Objective: Can you write out all the lines word for word, with no pictures?
--- START Provided data ---
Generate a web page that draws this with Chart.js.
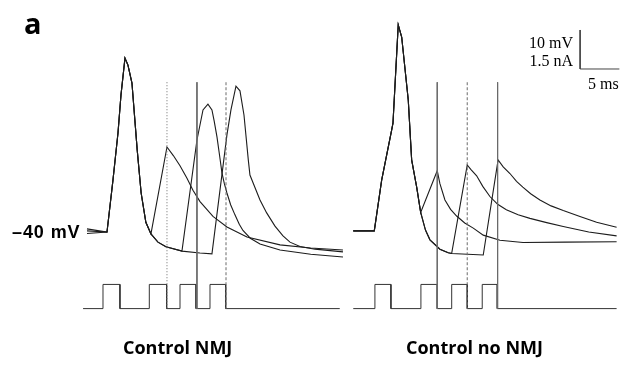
<!DOCTYPE html>
<html>
<head>
<meta charset="utf-8">
<script src="https://cdn.jsdelivr.net/npm/chart.js@4.4.1/dist/chart.umd.min.js"></script>
<style>
body { margin: 0; background: #fff; }
#wrap { position: relative; width: 628px; height: 371px; }
#fig { position: absolute; left: 0; top: 0; }
.lbl { position: absolute; white-space: nowrap; color: #000; line-height: 1; }
.panel { font: bold 18px "Open Sans"; top: 335px; }
.bar { font: 16px "Liberation Serif"; }
</style>
</head>
<body>
<div id="wrap">
  <canvas id="fig" width="628" height="371"></canvas>
  <div class="lbl" style="left:24px; top:3px; font:bold 29px 'Open Sans';">a</div>
  <div class="lbl" style="left:12px; top:222px; font:bold 18px 'Liberation Sans', Arial; letter-spacing:0.9px;">–40 mV</div>
  <div class="lbl bar" style="right:55px; top:34px;">10 mV</div>
  <div class="lbl bar" style="right:55px; top:52px;">1.5 nA</div>
  <div class="lbl bar" style="left:588px; top:75px;">5 ms</div>
  <div class="lbl panel" style="left:123px;">Control NMJ</div>
  <div class="lbl panel" style="left:406px;">Control no NMJ</div>
</div>
<script>
// sweep time in ms from the start of each recording, potential in mV
var restNMJ = [-39.2, -39.7, -40.4];
var spikeNMJ = [[2.55, -40], [3.31, -26.7], [3.95, -14.6], [4.33, -4.9], [4.84, 4.6], [5.22, 2.8],
                [5.73, -1.8], [6.4, -19], [6.9, -30], [7.5, -37.5], [8.15, -40.5]];
var decayNMJ = [[9.04, -42.6], [10.06, -43.8], [12.10, -44.9]];
var tailNMJ1 = [[10.19, -18.2], [11.0, -20.4], [11.85, -23.0], [12.74, -26.2], [13.5, -29.3],
                [14.4, -32.2], [16.05, -36.0], [17.83, -38.7], [20.38, -41.3], [24.59, -43.3],
                [28.5, -44.1], [32.61, -44.6]];
var tailNMJ2 = [[14.01, -16.4], [14.78, -8.7], [15.41, -7.2], [15.92, -8.7], [16.2, -11.5],
                [16.56, -15.6], [16.9, -20.5], [17.2, -24.9], [17.5, -27.6], [17.83, -30.0],
                [18.3, -33.0], [18.85, -35.6], [19.4, -38.0], [19.87, -39.6], [20.8, -41.6],
                [22.04, -43.1], [24.59, -44.6], [28.5, -45.7], [32.61, -46.4]];
var tailNMJ3 = [[14.39, -45.4], [15.92, -45.6], [17.83, -15.1], [18.34, -8.7], [18.98, -2.6],
                [19.49, -3.8], [20.0, -10.0], [20.55, -21.5], [20.76, -25.4], [21.18, -27.5],
                [22.04, -31.8], [22.89, -35.1], [23.95, -38.5], [24.97, -41.0], [25.86, -42.6],
                [27.13, -43.7], [29.04, -44.4], [32.61, -45.1]];

var restNo = -39.7;
var spikeNo = [[2.68, -39.7], [3.62, -26.7], [4.89, -13.9], [5.06, -12.1], [5.73, 13.1], [6.17, 10.0],
               [7.01, -6.2], [7.44, -21.5], [8.08, -28.5], [8.59, -35.0]];
var decayNo = [[9.2, -39.5], [9.77, -42.0], [11.04, -44.4], [12.10, -45.3], [12.54, -45.5]];
var tailNo1 = [[10.70, -24.3], [11.04, -27.6], [11.68, -31.8], [12.4, -34.2], [13.17, -35.9],
               [14.2, -37.7], [15.29, -39.0], [16.56, -40.8], [18.69, -42.1], [21.62, -42.7],
               [27, -42.6], [33.55, -42.5]];
var tailNo2 = [[14.52, -22.8], [15.0, -24.0], [15.72, -25.6], [16.5, -28.3], [17.41, -30.9],
               [18.4, -32.9], [19.5, -34.3], [21.0, -35.6], [22.51, -36.5], [24.64, -37.6],
               [26.75, -38.6], [30, -40.0], [33.55, -41.0]];
var tailNo3 = [[16.56, -45.9], [18.45, -21.5], [19.1, -23.3], [19.96, -25.0], [20.8, -27.0],
               [21.6, -28.5], [22.6, -30.2], [23.78, -31.8], [25.2, -33.3], [26.75, -34.5],
               [28.88, -36.0], [31, -37.5], [33.55, -38.8]];

// injected current pulses (start, end in ms), amplitude in nA
var pulsesNMJ = [[2.04, 4.20], [7.94, 10.15], [11.85, 13.89], [15.67, 17.67]];
var pulsesNo = [[2.76, 4.80], [8.62, 10.70], [12.54, 14.52], [16.43, 18.34]];
var pulseAmp = 0.93;
var currentSpanNMJ = [-0.5, 32.2];
var currentSpanNo = [0, 33.55];

// stimulus artifacts (ms) and how they are dashed
var artNMJ = [10.19, 14.01, 17.71];
var artNo = [10.70, 14.52, 18.39];
var artDashNMJ = [[1, 2], [], [3, 2]];
var artDashNo = [[], [3, 2], []];
var artTop = -1.6, artBottom = -59.7;

// scale bar
var barMs = 5, barMV = 10;
var barCorner = [28.9, 1.8];

var originNMJ = 11.08, originNo = 45.0;

function pts(arr, t0) {
  return arr.map(function (p) { return { x: p[0] + t0, y: p[1] }; });
}
function sweep(rest, parts, t0) {
  return pts([[0, rest]].concat(parts), t0);
}
function steps(pulses, span, amp, t0) {
  var out = [[span[0], 0]];
  pulses.forEach(function (p) {
    out.push([p[0], 0], [p[0], amp], [p[1], amp], [p[1], 0]);
  });
  out.push([span[1], 0]);
  return pts(out, t0);
}

var datasets = [];
function addArtifacts(times, dashes, t0) {
  times.forEach(function (t, i) {
    datasets.push({ data: pts([[t, artTop], [t, artBottom]], t0), borderColor: '#6a6a6a',
                    borderWidth: 1, borderDash: dashes[i], yAxisID: 'y' });
  });
}
addArtifacts(artNMJ, artDashNMJ, originNMJ);
addArtifacts(artNo, artDashNo, originNo);

datasets.push({ data: steps(pulsesNMJ, currentSpanNMJ, pulseAmp, originNMJ), borderColor: '#333',
                borderWidth: 1, yAxisID: 'yI' });
datasets.push({ data: steps(pulsesNo, currentSpanNo, pulseAmp, originNo), borderColor: '#333',
                borderWidth: 1, yAxisID: 'yI' });

function addTrace(data) {
  datasets.push({ data: data, borderColor: '#1c1c1c', borderWidth: 1.1, yAxisID: 'y' });
}
addTrace(sweep(restNMJ[0], spikeNMJ.concat(tailNMJ1), originNMJ));
addTrace(sweep(restNMJ[1], spikeNMJ.concat(decayNMJ, tailNMJ2), originNMJ));
addTrace(sweep(restNMJ[2], spikeNMJ.concat(decayNMJ, tailNMJ3), originNMJ));
addTrace(sweep(restNo, spikeNo.concat(tailNo1), originNo));
addTrace(sweep(restNo, spikeNo.concat(decayNo, tailNo2), originNo));
addTrace(sweep(restNo, spikeNo.concat(decayNo, tailNo3), originNo));

datasets.push({ data: pts([[barCorner[0], barCorner[1] + barMV], barCorner,
                           [barCorner[0] + barMs, barCorner[1]]], originNo),
                borderColor: '#444', borderWidth: 1, yAxisID: 'y' });

var ctx = document.getElementById('fig').getContext('2d');
new Chart(ctx, {
  type: 'line',
  data: { datasets: datasets },
  options: {
    responsive: false,
    animation: false,
    events: [],
    layout: { padding: 0 },
    elements: { point: { radius: 0 }, line: { tension: 0 } },
    plugins: { legend: { display: false }, tooltip: { enabled: false } },
    scales: {
      x: { type: 'linear', min: 0, max: 80, display: false },
      y: { min: -75.64, max: 19.49, display: false },
      yI: { min: -2.40, max: 11.87, display: false }
    }
  }
});
</script>
</body>
</html>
--- END Provided data ---
Result of the exercise:
Generate a web page that draws this with Chart.js.
<!DOCTYPE html>
<html>
<head>
<meta charset="utf-8">
<script src="https://cdn.jsdelivr.net/npm/chart.js@4.4.1/dist/chart.umd.min.js"></script>
<style>
body { margin: 0; background: #fff; }
#wrap { position: relative; width: 628px; height: 371px; }
#fig { position: absolute; left: 0; top: 0; }
.lbl { position: absolute; white-space: nowrap; color: #000; line-height: 1; }
.panel { font: bold 18px "Open Sans"; top: 335px; }
.bar { font: 16px "Liberation Serif"; }
</style>
</head>
<body>
<div id="wrap">
  <canvas id="fig" width="628" height="371"></canvas>
  <div class="lbl" style="left:24px; top:3px; font:bold 29px 'Open Sans';">a</div>
  <div class="lbl" style="left:12px; top:222px; font:bold 18px 'Liberation Sans', Arial; letter-spacing:0.9px;">–40 mV</div>
  <div class="lbl bar" style="right:55px; top:34px;">10 mV</div>
  <div class="lbl bar" style="right:55px; top:52px;">1.5 nA</div>
  <div class="lbl bar" style="left:588px; top:75px;">5 ms</div>
  <div class="lbl panel" style="left:123px;">Control NMJ</div>
  <div class="lbl panel" style="left:406px;">Control no NMJ</div>
</div>
<script>
// sweep time in ms from the start of each recording, potential in mV
var restNMJ = [-39.2, -39.7, -40.4];
var spikeNMJ = [[2.55, -40], [3.31, -26.7], [3.95, -14.6], [4.33, -4.9], [4.84, 4.6], [5.22, 2.8],
                [5.73, -1.8], [6.4, -19], [6.9, -30], [7.5, -37.5], [8.15, -40.5]];
var decayNMJ = [[9.04, -42.6], [10.06, -43.8], [12.10, -44.9]];
var tailNMJ1 = [[10.19, -18.2], [11.0, -20.4], [11.85, -23.0], [12.74, -26.2], [13.5, -29.3],
                [14.4, -32.2], [16.05, -36.0], [17.83, -38.7], [20.38, -41.3], [24.59, -43.3],
                [28.5, -44.1], [32.61, -44.6]];
var tailNMJ2 = [[14.01, -16.4], [14.78, -8.7], [15.41, -7.2], [15.92, -8.7], [16.2, -11.5],
                [16.56, -15.6], [16.9, -20.5], [17.2, -24.9], [17.5, -27.6], [17.83, -30.0],
                [18.3, -33.0], [18.85, -35.6], [19.4, -38.0], [19.87, -39.6], [20.8, -41.6],
                [22.04, -43.1], [24.59, -44.6], [28.5, -45.7], [32.61, -46.4]];
var tailNMJ3 = [[14.39, -45.4], [15.92, -45.6], [17.83, -15.1], [18.34, -8.7], [18.98, -2.6],
                [19.49, -3.8], [20.0, -10.0], [20.55, -21.5], [20.76, -25.4], [21.18, -27.5],
                [22.04, -31.8], [22.89, -35.1], [23.95, -38.5], [24.97, -41.0], [25.86, -42.6],
                [27.13, -43.7], [29.04, -44.4], [32.61, -45.1]];

var restNo = -39.7;
var spikeNo = [[2.68, -39.7], [3.62, -26.7], [4.89, -13.9], [5.06, -12.1], [5.73, 13.1], [6.17, 10.0],
               [7.01, -6.2], [7.44, -21.5], [8.08, -28.5], [8.59, -35.0]];
var decayNo = [[9.2, -39.5], [9.77, -42.0], [11.04, -44.4], [12.10, -45.3], [12.54, -45.5]];
var tailNo1 = [[10.70, -24.3], [11.04, -27.6], [11.68, -31.8], [12.4, -34.2], [13.17, -35.9],
               [14.2, -37.7], [15.29, -39.0], [16.56, -40.8], [18.69, -42.1], [21.62, -42.7],
               [27, -42.6], [33.55, -42.5]];
var tailNo2 = [[14.52, -22.8], [15.0, -24.0], [15.72, -25.6], [16.5, -28.3], [17.41, -30.9],
               [18.4, -32.9], [19.5, -34.3], [21.0, -35.6], [22.51, -36.5], [24.64, -37.6],
               [26.75, -38.6], [30, -40.0], [33.55, -41.0]];
var tailNo3 = [[16.56, -45.9], [18.45, -21.5], [19.1, -23.3], [19.96, -25.0], [20.8, -27.0],
               [21.6, -28.5], [22.6, -30.2], [23.78, -31.8], [25.2, -33.3], [26.75, -34.5],
               [28.88, -36.0], [31, -37.5], [33.55, -38.8]];

// injected current pulses (start, end in ms), amplitude in nA
var pulsesNMJ = [[2.04, 4.20], [7.94, 10.15], [11.85, 13.89], [15.67, 17.67]];
var pulsesNo = [[2.76, 4.80], [8.62, 10.70], [12.54, 14.52], [16.43, 18.34]];
var pulseAmp = 0.93;
var currentSpanNMJ = [-0.5, 32.2];
var currentSpanNo = [0, 33.55];

// stimulus artifacts (ms) and how they are dashed
var artNMJ = [10.19, 14.01, 17.71];
var artNo = [10.70, 14.52, 18.39];
var artDashNMJ = [[1, 2], [], [3, 2]];
var artDashNo = [[], [3, 2], []];
var artTop = -1.6, artBottom = -59.7;

// scale bar
var barMs = 5, barMV = 10;
var barCorner = [28.9, 1.8];

var originNMJ = 11.08, originNo = 45.0;

function pts(arr, t0) {
  return arr.map(function (p) { return { x: p[0] + t0, y: p[1] }; });
}
function sweep(rest, parts, t0) {
  return pts([[0, rest]].concat(parts), t0);
}
function steps(pulses, span, amp, t0) {
  var out = [[span[0], 0]];
  pulses.forEach(function (p) {
    out.push([p[0], 0], [p[0], amp], [p[1], amp], [p[1], 0]);
  });
  out.push([span[1], 0]);
  return pts(out, t0);
}

var datasets = [];
function addArtifacts(times, dashes, t0) {
  times.forEach(function (t, i) {
    datasets.push({ data: pts([[t, artTop], [t, artBottom]], t0), borderColor: '#6a6a6a',
                    borderWidth: 1, borderDash: dashes[i], yAxisID: 'y' });
  });
}
addArtifacts(artNMJ, artDashNMJ, originNMJ);
addArtifacts(artNo, artDashNo, originNo);

datasets.push({ data: steps(pulsesNMJ, currentSpanNMJ, pulseAmp, originNMJ), borderColor: '#333',
                borderWidth: 1, yAxisID: 'yI' });
datasets.push({ data: steps(pulsesNo, currentSpanNo, pulseAmp, originNo), borderColor: '#333',
                borderWidth: 1, yAxisID: 'yI' });

function addTrace(data) {
  datasets.push({ data: data, borderColor: '#1c1c1c', borderWidth: 1.1, yAxisID: 'y' });
}
addTrace(sweep(restNMJ[0], spikeNMJ.concat(tailNMJ1), originNMJ));
addTrace(sweep(restNMJ[1], spikeNMJ.concat(decayNMJ, tailNMJ2), originNMJ));
addTrace(sweep(restNMJ[2], spikeNMJ.concat(decayNMJ, tailNMJ3), originNMJ));
addTrace(sweep(restNo, spikeNo.concat(tailNo1), originNo));
addTrace(sweep(restNo, spikeNo.concat(decayNo, tailNo2), originNo));
addTrace(sweep(restNo, spikeNo.concat(decayNo, tailNo3), originNo));

datasets.push({ data: pts([[barCorner[0], barCorner[1] + barMV], barCorner,
                           [barCorner[0] + barMs, barCorner[1]]], originNo),
                borderColor: '#444', borderWidth: 1, yAxisID: 'y' });

var ctx = document.getElementById('fig').getContext('2d');
new Chart(ctx, {
  type: 'line',
  data: { datasets: datasets },
  options: {
    responsive: false,
    animation: false,
    events: [],
    layout: { padding: 0 },
    elements: { point: { radius: 0 }, line: { tension: 0 } },
    plugins: { legend: { display: false }, tooltip: { enabled: false } },
    scales: {
      x: { type: 'linear', min: 0, max: 80, display: false },
      y: { min: -75.64, max: 19.49, display: false },
      yI: { min: -2.40, max: 11.87, display: false }
    }
  }
});
</script>
</body>
</html>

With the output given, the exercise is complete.